* Instructions to follow:
Transcribe the records that follow exactly. Skip the pictures.

* Listed records:
------
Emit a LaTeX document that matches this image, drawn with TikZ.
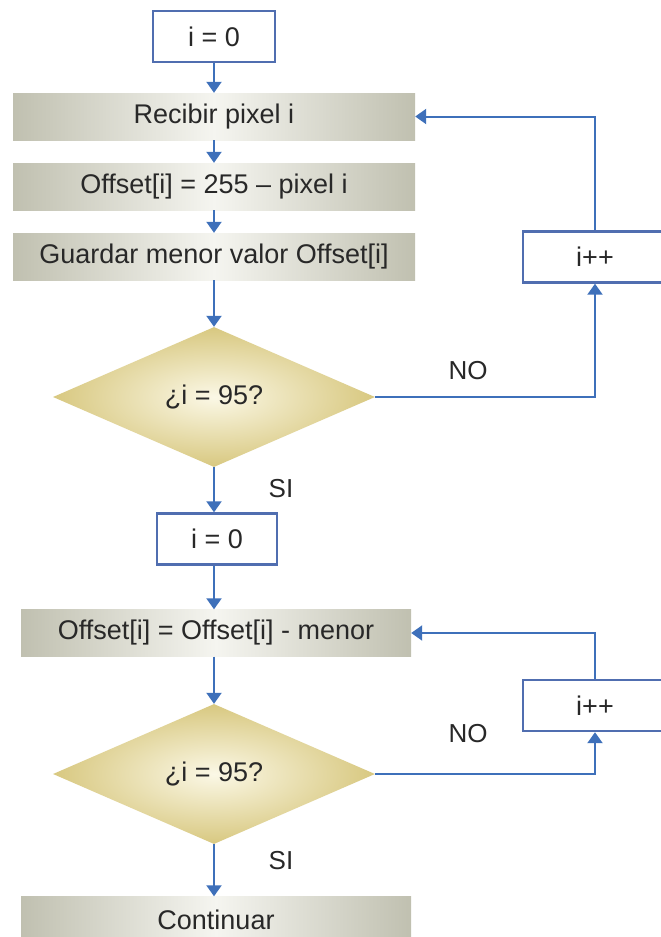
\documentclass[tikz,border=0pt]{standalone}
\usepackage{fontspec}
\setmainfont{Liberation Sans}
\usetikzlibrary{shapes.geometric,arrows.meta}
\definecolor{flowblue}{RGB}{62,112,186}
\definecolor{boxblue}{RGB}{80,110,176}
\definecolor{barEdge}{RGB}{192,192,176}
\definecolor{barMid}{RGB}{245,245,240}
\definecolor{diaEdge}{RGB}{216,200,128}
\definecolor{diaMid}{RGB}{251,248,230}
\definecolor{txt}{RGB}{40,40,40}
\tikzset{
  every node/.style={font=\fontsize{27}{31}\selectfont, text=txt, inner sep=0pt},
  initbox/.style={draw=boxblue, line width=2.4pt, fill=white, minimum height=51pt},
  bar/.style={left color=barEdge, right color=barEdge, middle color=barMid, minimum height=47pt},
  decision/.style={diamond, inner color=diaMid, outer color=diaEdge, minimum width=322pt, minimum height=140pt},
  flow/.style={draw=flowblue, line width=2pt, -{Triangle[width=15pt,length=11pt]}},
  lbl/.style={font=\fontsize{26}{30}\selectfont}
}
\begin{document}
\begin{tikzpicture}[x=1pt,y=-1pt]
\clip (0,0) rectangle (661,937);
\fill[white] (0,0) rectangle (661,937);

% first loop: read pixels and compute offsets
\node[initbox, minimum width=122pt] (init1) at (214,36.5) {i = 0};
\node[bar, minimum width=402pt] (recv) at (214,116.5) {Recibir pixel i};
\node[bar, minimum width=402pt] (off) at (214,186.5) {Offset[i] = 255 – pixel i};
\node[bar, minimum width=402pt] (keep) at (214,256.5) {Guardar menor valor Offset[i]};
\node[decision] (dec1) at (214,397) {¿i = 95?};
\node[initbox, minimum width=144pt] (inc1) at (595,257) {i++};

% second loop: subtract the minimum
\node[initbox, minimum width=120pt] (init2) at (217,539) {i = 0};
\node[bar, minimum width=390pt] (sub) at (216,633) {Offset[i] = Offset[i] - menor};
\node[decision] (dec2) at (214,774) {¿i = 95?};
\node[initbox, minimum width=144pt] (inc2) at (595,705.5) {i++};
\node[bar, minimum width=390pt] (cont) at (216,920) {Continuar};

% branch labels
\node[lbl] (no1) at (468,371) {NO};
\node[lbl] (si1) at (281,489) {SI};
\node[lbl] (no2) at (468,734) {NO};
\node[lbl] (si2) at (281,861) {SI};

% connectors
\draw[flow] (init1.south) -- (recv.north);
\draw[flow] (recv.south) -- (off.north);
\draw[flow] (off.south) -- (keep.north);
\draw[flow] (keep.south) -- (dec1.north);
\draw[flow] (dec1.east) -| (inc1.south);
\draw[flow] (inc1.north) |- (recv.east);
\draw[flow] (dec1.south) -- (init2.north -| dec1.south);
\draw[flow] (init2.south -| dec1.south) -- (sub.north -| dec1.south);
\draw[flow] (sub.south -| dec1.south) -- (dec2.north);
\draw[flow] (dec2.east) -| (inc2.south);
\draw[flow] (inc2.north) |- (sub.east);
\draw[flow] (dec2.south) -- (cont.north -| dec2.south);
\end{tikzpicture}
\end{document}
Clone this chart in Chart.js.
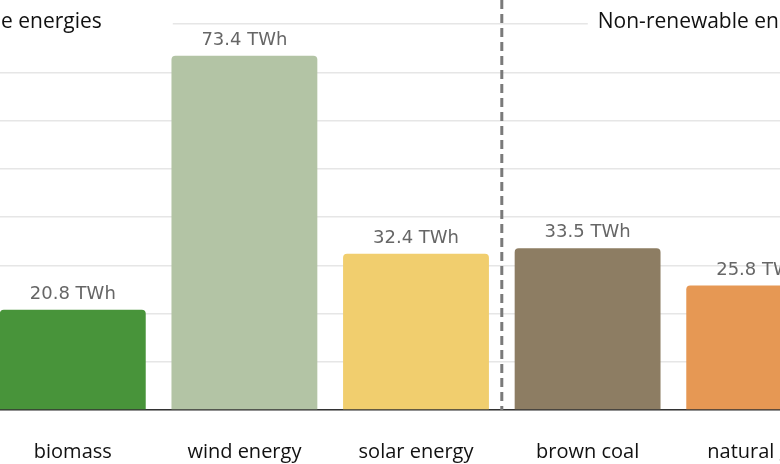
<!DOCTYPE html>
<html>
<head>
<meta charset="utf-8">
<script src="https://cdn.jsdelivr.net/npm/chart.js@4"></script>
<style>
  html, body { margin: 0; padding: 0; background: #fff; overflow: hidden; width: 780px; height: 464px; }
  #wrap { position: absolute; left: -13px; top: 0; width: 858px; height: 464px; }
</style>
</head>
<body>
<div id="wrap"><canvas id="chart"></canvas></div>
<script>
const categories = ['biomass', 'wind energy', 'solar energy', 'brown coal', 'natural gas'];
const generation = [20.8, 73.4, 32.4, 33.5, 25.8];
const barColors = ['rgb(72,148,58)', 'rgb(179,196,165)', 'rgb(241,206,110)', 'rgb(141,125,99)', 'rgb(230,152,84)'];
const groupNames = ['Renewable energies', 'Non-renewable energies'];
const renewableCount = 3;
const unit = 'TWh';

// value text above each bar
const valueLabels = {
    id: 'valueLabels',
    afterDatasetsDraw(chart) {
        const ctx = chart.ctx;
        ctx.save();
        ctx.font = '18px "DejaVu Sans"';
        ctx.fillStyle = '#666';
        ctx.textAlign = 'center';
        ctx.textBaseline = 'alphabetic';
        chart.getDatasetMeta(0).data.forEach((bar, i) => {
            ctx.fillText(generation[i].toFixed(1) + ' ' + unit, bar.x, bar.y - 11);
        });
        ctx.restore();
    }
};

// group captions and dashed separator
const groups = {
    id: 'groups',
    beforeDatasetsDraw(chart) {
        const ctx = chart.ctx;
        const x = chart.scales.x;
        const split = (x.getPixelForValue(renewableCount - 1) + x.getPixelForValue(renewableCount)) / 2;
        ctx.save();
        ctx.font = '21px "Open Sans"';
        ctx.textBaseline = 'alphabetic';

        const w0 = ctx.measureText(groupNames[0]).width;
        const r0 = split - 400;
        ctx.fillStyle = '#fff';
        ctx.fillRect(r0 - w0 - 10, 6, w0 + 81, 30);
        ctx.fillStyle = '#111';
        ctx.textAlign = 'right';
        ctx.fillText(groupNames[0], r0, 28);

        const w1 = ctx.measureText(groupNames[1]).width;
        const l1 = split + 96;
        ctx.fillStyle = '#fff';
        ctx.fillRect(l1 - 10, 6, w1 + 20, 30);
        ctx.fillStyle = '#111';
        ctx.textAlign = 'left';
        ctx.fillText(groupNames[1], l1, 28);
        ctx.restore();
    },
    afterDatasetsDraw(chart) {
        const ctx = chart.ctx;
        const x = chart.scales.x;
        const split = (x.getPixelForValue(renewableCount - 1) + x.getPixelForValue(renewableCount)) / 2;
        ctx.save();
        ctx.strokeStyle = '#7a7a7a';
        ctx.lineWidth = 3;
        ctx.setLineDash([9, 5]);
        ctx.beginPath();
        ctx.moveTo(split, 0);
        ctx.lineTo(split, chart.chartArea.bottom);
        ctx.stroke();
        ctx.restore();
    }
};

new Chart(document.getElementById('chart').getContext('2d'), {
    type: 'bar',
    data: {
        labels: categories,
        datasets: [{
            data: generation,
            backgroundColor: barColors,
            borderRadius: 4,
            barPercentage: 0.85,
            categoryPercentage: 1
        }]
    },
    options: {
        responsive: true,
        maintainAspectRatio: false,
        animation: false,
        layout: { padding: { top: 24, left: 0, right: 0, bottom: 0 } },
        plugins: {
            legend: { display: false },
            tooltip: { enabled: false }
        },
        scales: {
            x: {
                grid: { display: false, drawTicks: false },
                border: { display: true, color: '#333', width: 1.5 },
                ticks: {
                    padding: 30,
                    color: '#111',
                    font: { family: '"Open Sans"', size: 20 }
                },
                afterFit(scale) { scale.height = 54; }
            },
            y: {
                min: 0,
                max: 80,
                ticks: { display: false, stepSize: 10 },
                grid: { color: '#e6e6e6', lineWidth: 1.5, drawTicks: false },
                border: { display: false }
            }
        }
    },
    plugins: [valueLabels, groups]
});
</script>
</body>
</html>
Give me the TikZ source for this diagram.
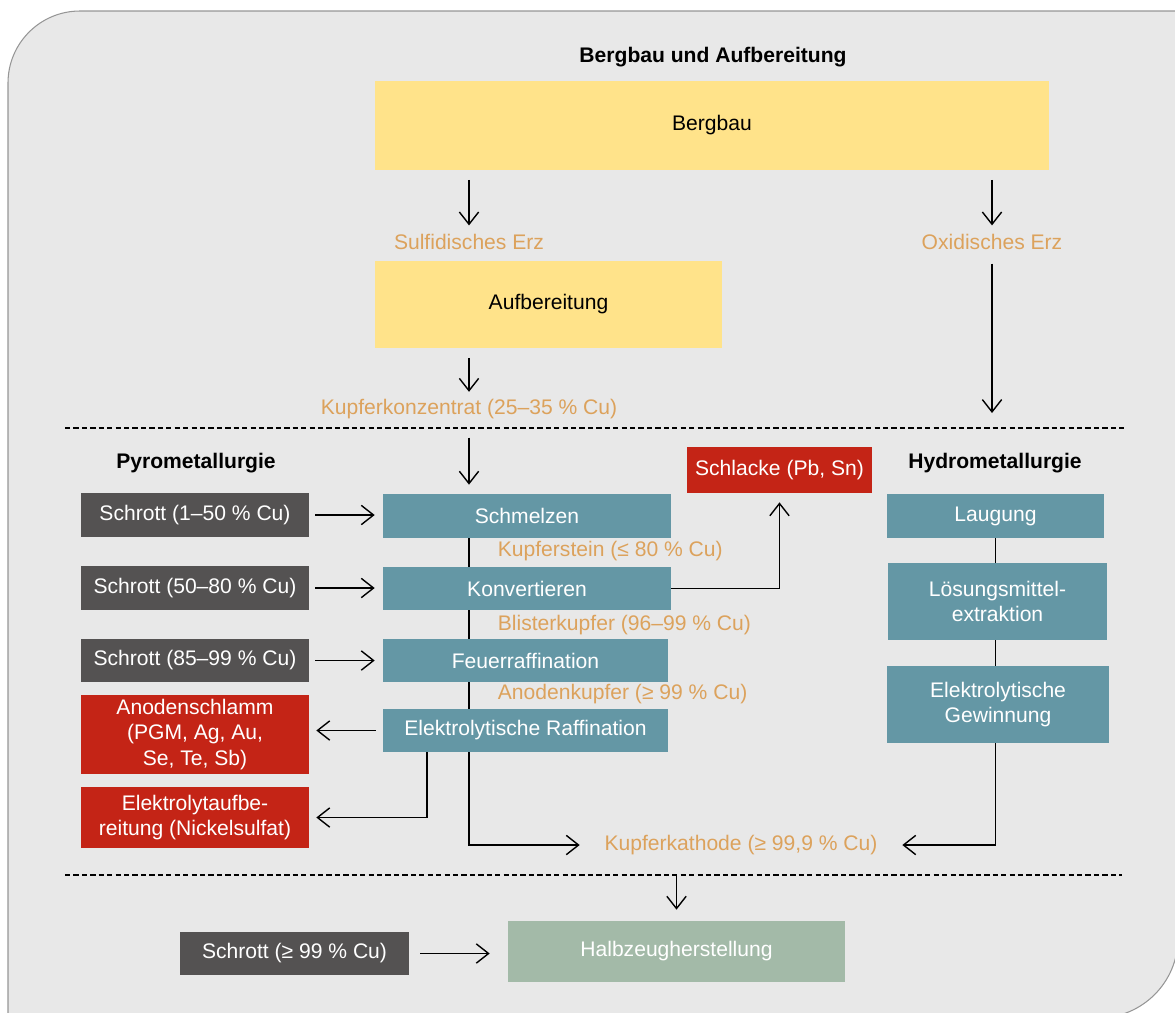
------
* Finished answer:
Emit a LaTeX document that matches this image, drawn with TikZ.
\documentclass[tikz,border=0pt]{standalone}
\usepackage{fontspec}
\setmainfont{Liberation Sans}
\usetikzlibrary{shapes.geometric,arrows.meta}
\definecolor{flowblue}{RGB}{62,112,186}
\definecolor{boxblue}{RGB}{80,110,176}
\definecolor{barEdge}{RGB}{192,192,176}
\definecolor{barMid}{RGB}{245,245,240}
\definecolor{diaEdge}{RGB}{216,200,128}
\definecolor{diaMid}{RGB}{251,248,230}
\definecolor{txt}{RGB}{40,40,40}
\tikzset{
  every node/.style={font=\fontsize{27}{31}\selectfont, text=txt, inner sep=0pt},
  initbox/.style={draw=boxblue, line width=2.4pt, fill=white, minimum height=51pt},
  bar/.style={left color=barEdge, right color=barEdge, middle color=barMid, minimum height=47pt},
  decision/.style={diamond, inner color=diaMid, outer color=diaEdge, minimum width=322pt, minimum height=140pt},
  flow/.style={draw=flowblue, line width=2pt, -{Triangle[width=15pt,length=11pt]}},
  lbl/.style={font=\fontsize{26}{30}\selectfont}
}
\begin{document}
\begin{tikzpicture}[x=1pt,y=-1pt]
\clip (0,0) rectangle (661,937);
\fill[white] (0,0) rectangle (661,937);

% first loop: read pixels and compute offsets
\node[initbox, minimum width=122pt] (init1) at (214,36.5) {i = 0};
\node[bar, minimum width=402pt] (recv) at (214,116.5) {Recibir pixel i};
\node[bar, minimum width=402pt] (off) at (214,186.5) {Offset[i] = 255 – pixel i};
\node[bar, minimum width=402pt] (keep) at (214,256.5) {Guardar menor valor Offset[i]};
\node[decision] (dec1) at (214,397) {¿i = 95?};
\node[initbox, minimum width=144pt] (inc1) at (595,257) {i++};

% second loop: subtract the minimum
\node[initbox, minimum width=120pt] (init2) at (217,539) {i = 0};
\node[bar, minimum width=390pt] (sub) at (216,633) {Offset[i] = Offset[i] - menor};
\node[decision] (dec2) at (214,774) {¿i = 95?};
\node[initbox, minimum width=144pt] (inc2) at (595,705.5) {i++};
\node[bar, minimum width=390pt] (cont) at (216,920) {Continuar};

% branch labels
\node[lbl] (no1) at (468,371) {NO};
\node[lbl] (si1) at (281,489) {SI};
\node[lbl] (no2) at (468,734) {NO};
\node[lbl] (si2) at (281,861) {SI};

% connectors
\draw[flow] (init1.south) -- (recv.north);
\draw[flow] (recv.south) -- (off.north);
\draw[flow] (off.south) -- (keep.north);
\draw[flow] (keep.south) -- (dec1.north);
\draw[flow] (dec1.east) -| (inc1.south);
\draw[flow] (inc1.north) |- (recv.east);
\draw[flow] (dec1.south) -- (init2.north -| dec1.south);
\draw[flow] (init2.south -| dec1.south) -- (sub.north -| dec1.south);
\draw[flow] (sub.south -| dec1.south) -- (dec2.north);
\draw[flow] (dec2.east) -| (inc2.south);
\draw[flow] (inc2.north) |- (sub.east);
\draw[flow] (dec2.south) -- (cont.north -| dec2.south);
\end{tikzpicture}
\end{document}
Clone this chart in Chart.js.
<!DOCTYPE html>
<html>
<head>
<meta charset="utf-8">
<script src="https://cdn.jsdelivr.net/npm/chart.js@4"></script>
<style>
  html, body { margin: 0; padding: 0; background: #fff; overflow: hidden; width: 780px; height: 464px; }
  #wrap { position: absolute; left: -13px; top: 0; width: 858px; height: 464px; }
</style>
</head>
<body>
<div id="wrap"><canvas id="chart"></canvas></div>
<script>
const categories = ['biomass', 'wind energy', 'solar energy', 'brown coal', 'natural gas'];
const generation = [20.8, 73.4, 32.4, 33.5, 25.8];
const barColors = ['rgb(72,148,58)', 'rgb(179,196,165)', 'rgb(241,206,110)', 'rgb(141,125,99)', 'rgb(230,152,84)'];
const groupNames = ['Renewable energies', 'Non-renewable energies'];
const renewableCount = 3;
const unit = 'TWh';

// value text above each bar
const valueLabels = {
    id: 'valueLabels',
    afterDatasetsDraw(chart) {
        const ctx = chart.ctx;
        ctx.save();
        ctx.font = '18px "DejaVu Sans"';
        ctx.fillStyle = '#666';
        ctx.textAlign = 'center';
        ctx.textBaseline = 'alphabetic';
        chart.getDatasetMeta(0).data.forEach((bar, i) => {
            ctx.fillText(generation[i].toFixed(1) + ' ' + unit, bar.x, bar.y - 11);
        });
        ctx.restore();
    }
};

// group captions and dashed separator
const groups = {
    id: 'groups',
    beforeDatasetsDraw(chart) {
        const ctx = chart.ctx;
        const x = chart.scales.x;
        const split = (x.getPixelForValue(renewableCount - 1) + x.getPixelForValue(renewableCount)) / 2;
        ctx.save();
        ctx.font = '21px "Open Sans"';
        ctx.textBaseline = 'alphabetic';

        const w0 = ctx.measureText(groupNames[0]).width;
        const r0 = split - 400;
        ctx.fillStyle = '#fff';
        ctx.fillRect(r0 - w0 - 10, 6, w0 + 81, 30);
        ctx.fillStyle = '#111';
        ctx.textAlign = 'right';
        ctx.fillText(groupNames[0], r0, 28);

        const w1 = ctx.measureText(groupNames[1]).width;
        const l1 = split + 96;
        ctx.fillStyle = '#fff';
        ctx.fillRect(l1 - 10, 6, w1 + 20, 30);
        ctx.fillStyle = '#111';
        ctx.textAlign = 'left';
        ctx.fillText(groupNames[1], l1, 28);
        ctx.restore();
    },
    afterDatasetsDraw(chart) {
        const ctx = chart.ctx;
        const x = chart.scales.x;
        const split = (x.getPixelForValue(renewableCount - 1) + x.getPixelForValue(renewableCount)) / 2;
        ctx.save();
        ctx.strokeStyle = '#7a7a7a';
        ctx.lineWidth = 3;
        ctx.setLineDash([9, 5]);
        ctx.beginPath();
        ctx.moveTo(split, 0);
        ctx.lineTo(split, chart.chartArea.bottom);
        ctx.stroke();
        ctx.restore();
    }
};

new Chart(document.getElementById('chart').getContext('2d'), {
    type: 'bar',
    data: {
        labels: categories,
        datasets: [{
            data: generation,
            backgroundColor: barColors,
            borderRadius: 4,
            barPercentage: 0.85,
            categoryPercentage: 1
        }]
    },
    options: {
        responsive: true,
        maintainAspectRatio: false,
        animation: false,
        layout: { padding: { top: 24, left: 0, right: 0, bottom: 0 } },
        plugins: {
            legend: { display: false },
            tooltip: { enabled: false }
        },
        scales: {
            x: {
                grid: { display: false, drawTicks: false },
                border: { display: true, color: '#333', width: 1.5 },
                ticks: {
                    padding: 30,
                    color: '#111',
                    font: { family: '"Open Sans"', size: 20 }
                },
                afterFit(scale) { scale.height = 54; }
            },
            y: {
                min: 0,
                max: 80,
                ticks: { display: false, stepSize: 10 },
                grid: { color: '#e6e6e6', lineWidth: 1.5, drawTicks: false },
                border: { display: false }
            }
        }
    },
    plugins: [valueLabels, groups]
});
</script>
</body>
</html>
Give me the TikZ source for this diagram.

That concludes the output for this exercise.